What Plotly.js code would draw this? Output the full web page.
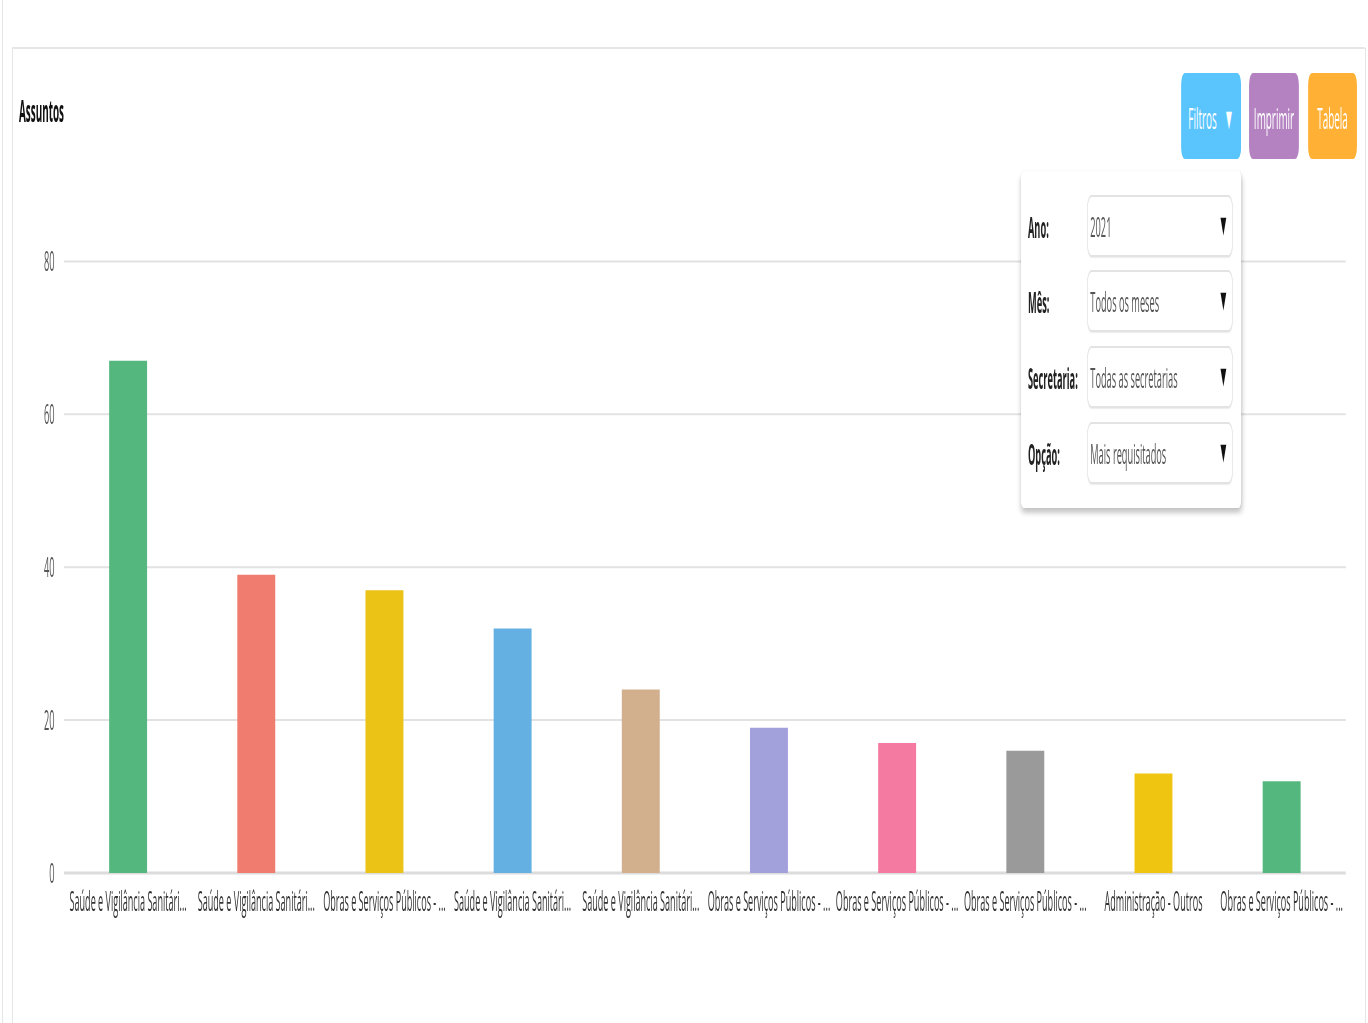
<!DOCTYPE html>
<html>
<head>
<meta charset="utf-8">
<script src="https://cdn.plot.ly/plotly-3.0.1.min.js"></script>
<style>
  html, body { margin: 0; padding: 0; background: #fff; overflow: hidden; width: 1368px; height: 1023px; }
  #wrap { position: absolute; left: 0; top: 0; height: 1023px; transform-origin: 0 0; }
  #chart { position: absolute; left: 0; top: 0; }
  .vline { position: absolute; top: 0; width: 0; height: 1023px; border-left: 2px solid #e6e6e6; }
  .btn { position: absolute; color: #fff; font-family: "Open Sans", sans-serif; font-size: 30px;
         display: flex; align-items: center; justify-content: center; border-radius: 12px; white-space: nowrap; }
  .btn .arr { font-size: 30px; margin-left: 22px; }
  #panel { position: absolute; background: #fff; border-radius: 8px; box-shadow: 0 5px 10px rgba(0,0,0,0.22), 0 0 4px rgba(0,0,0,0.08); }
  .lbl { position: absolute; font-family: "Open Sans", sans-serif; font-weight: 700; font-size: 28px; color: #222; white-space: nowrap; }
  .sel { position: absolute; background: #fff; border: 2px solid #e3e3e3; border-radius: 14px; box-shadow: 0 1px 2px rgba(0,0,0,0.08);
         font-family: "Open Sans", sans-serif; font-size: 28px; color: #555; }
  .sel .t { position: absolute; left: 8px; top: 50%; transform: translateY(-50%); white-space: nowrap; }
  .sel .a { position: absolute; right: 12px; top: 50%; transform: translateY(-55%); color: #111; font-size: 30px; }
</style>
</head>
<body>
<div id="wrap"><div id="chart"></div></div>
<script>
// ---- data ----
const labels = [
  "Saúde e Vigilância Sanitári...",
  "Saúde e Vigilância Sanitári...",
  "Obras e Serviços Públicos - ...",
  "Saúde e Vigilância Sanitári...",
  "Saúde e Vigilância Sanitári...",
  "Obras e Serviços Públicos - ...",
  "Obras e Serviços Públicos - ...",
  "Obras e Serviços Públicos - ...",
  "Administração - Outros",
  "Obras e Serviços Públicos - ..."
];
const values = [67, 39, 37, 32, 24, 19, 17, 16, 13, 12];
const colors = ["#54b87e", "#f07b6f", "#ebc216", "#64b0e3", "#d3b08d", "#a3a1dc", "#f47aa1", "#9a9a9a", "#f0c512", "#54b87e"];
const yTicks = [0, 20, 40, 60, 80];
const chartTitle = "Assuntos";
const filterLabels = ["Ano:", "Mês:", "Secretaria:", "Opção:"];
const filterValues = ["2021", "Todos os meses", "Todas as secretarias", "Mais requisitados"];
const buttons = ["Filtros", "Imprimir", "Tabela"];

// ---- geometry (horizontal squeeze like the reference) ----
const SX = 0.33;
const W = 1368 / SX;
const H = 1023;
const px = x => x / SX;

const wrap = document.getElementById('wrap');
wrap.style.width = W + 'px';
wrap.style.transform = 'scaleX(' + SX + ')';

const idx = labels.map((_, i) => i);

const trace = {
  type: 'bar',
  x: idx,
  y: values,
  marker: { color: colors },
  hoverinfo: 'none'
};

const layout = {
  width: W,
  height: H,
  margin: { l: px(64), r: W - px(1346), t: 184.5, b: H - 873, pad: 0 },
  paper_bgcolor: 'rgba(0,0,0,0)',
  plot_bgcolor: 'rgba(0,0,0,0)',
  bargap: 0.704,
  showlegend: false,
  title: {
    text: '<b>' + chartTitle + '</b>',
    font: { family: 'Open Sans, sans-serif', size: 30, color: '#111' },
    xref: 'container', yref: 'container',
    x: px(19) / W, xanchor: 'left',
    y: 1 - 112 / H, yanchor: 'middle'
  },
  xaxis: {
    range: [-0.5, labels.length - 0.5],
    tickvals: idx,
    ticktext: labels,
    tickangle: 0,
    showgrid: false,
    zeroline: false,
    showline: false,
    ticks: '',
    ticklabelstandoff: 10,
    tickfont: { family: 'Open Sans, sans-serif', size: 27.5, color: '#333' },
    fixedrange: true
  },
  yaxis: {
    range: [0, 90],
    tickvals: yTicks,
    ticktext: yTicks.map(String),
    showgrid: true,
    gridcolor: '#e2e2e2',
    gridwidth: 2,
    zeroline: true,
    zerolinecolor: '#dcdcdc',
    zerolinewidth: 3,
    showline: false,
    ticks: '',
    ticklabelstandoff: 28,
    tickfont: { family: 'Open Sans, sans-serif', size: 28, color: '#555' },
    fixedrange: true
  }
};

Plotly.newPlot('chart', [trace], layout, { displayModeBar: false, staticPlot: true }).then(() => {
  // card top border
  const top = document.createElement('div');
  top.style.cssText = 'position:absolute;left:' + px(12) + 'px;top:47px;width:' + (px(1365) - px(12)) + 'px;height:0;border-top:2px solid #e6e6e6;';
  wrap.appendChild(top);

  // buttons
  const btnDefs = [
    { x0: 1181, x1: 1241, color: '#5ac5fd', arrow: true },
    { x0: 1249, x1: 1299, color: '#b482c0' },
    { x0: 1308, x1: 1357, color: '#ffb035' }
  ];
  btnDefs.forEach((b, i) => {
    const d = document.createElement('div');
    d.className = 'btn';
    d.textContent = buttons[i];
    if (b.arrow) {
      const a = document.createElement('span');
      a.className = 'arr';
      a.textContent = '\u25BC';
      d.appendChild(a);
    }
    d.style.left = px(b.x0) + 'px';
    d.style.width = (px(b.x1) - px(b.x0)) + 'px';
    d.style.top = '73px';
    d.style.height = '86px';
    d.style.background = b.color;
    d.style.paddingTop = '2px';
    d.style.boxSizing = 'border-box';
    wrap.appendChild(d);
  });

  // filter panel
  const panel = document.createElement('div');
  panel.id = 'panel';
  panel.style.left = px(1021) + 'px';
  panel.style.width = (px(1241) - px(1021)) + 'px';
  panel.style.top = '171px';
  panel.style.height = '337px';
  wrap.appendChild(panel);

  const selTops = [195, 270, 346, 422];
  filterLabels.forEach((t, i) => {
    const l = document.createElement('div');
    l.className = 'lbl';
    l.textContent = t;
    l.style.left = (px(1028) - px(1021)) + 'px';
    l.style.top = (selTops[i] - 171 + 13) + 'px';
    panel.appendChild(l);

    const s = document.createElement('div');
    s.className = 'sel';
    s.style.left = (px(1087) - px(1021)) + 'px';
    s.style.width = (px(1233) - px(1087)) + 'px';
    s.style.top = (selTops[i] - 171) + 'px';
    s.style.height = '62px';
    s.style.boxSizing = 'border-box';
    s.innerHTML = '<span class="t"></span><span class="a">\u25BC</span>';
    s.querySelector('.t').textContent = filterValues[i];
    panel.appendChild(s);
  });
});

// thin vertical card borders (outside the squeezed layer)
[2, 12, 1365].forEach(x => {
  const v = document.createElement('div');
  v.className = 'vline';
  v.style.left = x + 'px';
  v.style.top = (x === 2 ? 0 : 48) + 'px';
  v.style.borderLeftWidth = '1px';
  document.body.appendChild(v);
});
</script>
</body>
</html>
...
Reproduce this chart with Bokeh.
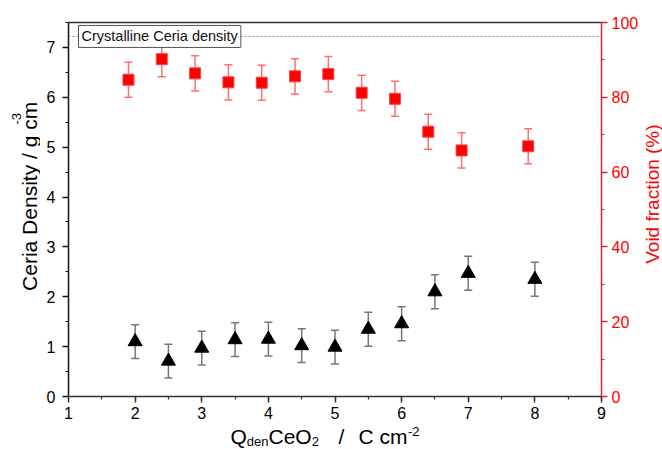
...
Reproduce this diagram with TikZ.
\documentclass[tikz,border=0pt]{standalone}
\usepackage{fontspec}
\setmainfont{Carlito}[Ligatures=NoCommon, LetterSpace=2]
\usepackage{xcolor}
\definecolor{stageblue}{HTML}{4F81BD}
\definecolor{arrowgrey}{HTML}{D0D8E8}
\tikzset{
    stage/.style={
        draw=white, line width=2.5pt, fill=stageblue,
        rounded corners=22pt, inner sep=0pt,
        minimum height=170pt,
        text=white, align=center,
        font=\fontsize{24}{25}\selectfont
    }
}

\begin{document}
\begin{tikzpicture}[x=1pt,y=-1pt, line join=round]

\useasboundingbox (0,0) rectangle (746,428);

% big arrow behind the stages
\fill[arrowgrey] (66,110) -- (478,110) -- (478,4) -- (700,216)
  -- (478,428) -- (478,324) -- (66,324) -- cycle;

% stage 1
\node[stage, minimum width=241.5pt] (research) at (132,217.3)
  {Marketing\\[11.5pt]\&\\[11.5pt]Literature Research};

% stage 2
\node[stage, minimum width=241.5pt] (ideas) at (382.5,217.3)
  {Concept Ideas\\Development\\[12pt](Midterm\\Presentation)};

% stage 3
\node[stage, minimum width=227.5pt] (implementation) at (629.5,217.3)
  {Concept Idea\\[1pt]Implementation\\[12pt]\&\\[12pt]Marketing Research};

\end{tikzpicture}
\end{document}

▸ **TASK OBJECTIVE**:
Copy out every line that includes the word "with".

▸ **THE ANSWER**:
Reproduce this chart with Bokeh.
Reproduce this diagram with TikZ.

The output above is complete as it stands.